**DATA**
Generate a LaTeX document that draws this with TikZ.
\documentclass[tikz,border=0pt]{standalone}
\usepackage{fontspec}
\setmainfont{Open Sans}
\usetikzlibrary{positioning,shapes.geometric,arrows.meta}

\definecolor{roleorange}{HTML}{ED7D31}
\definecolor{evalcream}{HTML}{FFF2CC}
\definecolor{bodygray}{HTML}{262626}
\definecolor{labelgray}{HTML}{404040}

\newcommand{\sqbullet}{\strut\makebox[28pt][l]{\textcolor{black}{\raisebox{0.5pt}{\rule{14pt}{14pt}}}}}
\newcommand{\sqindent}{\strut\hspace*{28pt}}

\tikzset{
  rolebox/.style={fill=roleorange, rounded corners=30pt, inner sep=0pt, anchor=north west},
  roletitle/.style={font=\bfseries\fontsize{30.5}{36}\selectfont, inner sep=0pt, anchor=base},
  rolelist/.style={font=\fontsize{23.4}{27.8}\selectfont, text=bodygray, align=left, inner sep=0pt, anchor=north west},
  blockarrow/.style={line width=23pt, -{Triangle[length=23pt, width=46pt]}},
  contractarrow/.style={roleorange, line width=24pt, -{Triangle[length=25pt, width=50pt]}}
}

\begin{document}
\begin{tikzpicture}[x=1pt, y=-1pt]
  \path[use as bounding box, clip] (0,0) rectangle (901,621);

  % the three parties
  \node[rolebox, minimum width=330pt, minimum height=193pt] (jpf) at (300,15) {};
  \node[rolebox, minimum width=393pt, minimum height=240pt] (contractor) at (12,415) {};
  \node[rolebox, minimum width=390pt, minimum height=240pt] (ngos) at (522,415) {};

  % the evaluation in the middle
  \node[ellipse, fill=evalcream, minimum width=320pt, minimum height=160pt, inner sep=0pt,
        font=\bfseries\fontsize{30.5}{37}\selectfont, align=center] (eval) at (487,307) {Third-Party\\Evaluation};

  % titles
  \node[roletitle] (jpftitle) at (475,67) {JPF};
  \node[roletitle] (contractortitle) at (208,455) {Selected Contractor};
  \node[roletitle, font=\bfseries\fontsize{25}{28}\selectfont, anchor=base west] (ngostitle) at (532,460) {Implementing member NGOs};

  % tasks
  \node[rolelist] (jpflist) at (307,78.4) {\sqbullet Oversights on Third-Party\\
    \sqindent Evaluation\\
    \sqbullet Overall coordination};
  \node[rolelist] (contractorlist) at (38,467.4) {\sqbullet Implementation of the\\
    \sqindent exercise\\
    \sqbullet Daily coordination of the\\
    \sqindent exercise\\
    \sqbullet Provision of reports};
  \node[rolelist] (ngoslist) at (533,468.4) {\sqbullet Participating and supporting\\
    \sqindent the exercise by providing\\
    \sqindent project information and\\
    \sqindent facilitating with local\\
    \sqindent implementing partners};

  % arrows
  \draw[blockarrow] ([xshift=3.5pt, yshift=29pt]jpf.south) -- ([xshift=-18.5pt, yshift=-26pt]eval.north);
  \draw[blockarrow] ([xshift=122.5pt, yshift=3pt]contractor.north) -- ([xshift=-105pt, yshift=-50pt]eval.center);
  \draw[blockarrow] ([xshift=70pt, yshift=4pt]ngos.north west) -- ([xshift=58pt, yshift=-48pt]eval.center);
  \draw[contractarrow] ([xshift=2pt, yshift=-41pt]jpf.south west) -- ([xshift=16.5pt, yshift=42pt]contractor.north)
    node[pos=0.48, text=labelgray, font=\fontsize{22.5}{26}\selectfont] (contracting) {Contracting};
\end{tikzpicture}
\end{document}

**WRITTEN PROBLEM**
Your task is to reproduce the whole listing exactly.

**ANSWER FOR THIS EXERCISE**
Generate a LaTeX document that draws this with TikZ.
\documentclass[tikz,border=0pt]{standalone}
\usepackage{fontspec}
\setmainfont{Open Sans}
\usetikzlibrary{positioning,shapes.geometric,arrows.meta}

\definecolor{roleorange}{HTML}{ED7D31}
\definecolor{evalcream}{HTML}{FFF2CC}
\definecolor{bodygray}{HTML}{262626}
\definecolor{labelgray}{HTML}{404040}

\newcommand{\sqbullet}{\strut\makebox[28pt][l]{\textcolor{black}{\raisebox{0.5pt}{\rule{14pt}{14pt}}}}}
\newcommand{\sqindent}{\strut\hspace*{28pt}}

\tikzset{
  rolebox/.style={fill=roleorange, rounded corners=30pt, inner sep=0pt, anchor=north west},
  roletitle/.style={font=\bfseries\fontsize{30.5}{36}\selectfont, inner sep=0pt, anchor=base},
  rolelist/.style={font=\fontsize{23.4}{27.8}\selectfont, text=bodygray, align=left, inner sep=0pt, anchor=north west},
  blockarrow/.style={line width=23pt, -{Triangle[length=23pt, width=46pt]}},
  contractarrow/.style={roleorange, line width=24pt, -{Triangle[length=25pt, width=50pt]}}
}

\begin{document}
\begin{tikzpicture}[x=1pt, y=-1pt]
  \path[use as bounding box, clip] (0,0) rectangle (901,621);

  % the three parties
  \node[rolebox, minimum width=330pt, minimum height=193pt] (jpf) at (300,15) {};
  \node[rolebox, minimum width=393pt, minimum height=240pt] (contractor) at (12,415) {};
  \node[rolebox, minimum width=390pt, minimum height=240pt] (ngos) at (522,415) {};

  % the evaluation in the middle
  \node[ellipse, fill=evalcream, minimum width=320pt, minimum height=160pt, inner sep=0pt,
        font=\bfseries\fontsize{30.5}{37}\selectfont, align=center] (eval) at (487,307) {Third-Party\\Evaluation};

  % titles
  \node[roletitle] (jpftitle) at (475,67) {JPF};
  \node[roletitle] (contractortitle) at (208,455) {Selected Contractor};
  \node[roletitle, font=\bfseries\fontsize{25}{28}\selectfont, anchor=base west] (ngostitle) at (532,460) {Implementing member NGOs};

  % tasks
  \node[rolelist] (jpflist) at (307,78.4) {\sqbullet Oversights on Third-Party\\
    \sqindent Evaluation\\
    \sqbullet Overall coordination};
  \node[rolelist] (contractorlist) at (38,467.4) {\sqbullet Implementation of the\\
    \sqindent exercise\\
    \sqbullet Daily coordination of the\\
    \sqindent exercise\\
    \sqbullet Provision of reports};
  \node[rolelist] (ngoslist) at (533,468.4) {\sqbullet Participating and supporting\\
    \sqindent the exercise by providing\\
    \sqindent project information and\\
    \sqindent facilitating with local\\
    \sqindent implementing partners};

  % arrows
  \draw[blockarrow] ([xshift=3.5pt, yshift=29pt]jpf.south) -- ([xshift=-18.5pt, yshift=-26pt]eval.north);
  \draw[blockarrow] ([xshift=122.5pt, yshift=3pt]contractor.north) -- ([xshift=-105pt, yshift=-50pt]eval.center);
  \draw[blockarrow] ([xshift=70pt, yshift=4pt]ngos.north west) -- ([xshift=58pt, yshift=-48pt]eval.center);
  \draw[contractarrow] ([xshift=2pt, yshift=-41pt]jpf.south west) -- ([xshift=16.5pt, yshift=42pt]contractor.north)
    node[pos=0.48, text=labelgray, font=\fontsize{22.5}{26}\selectfont] (contracting) {Contracting};
\end{tikzpicture}
\end{document}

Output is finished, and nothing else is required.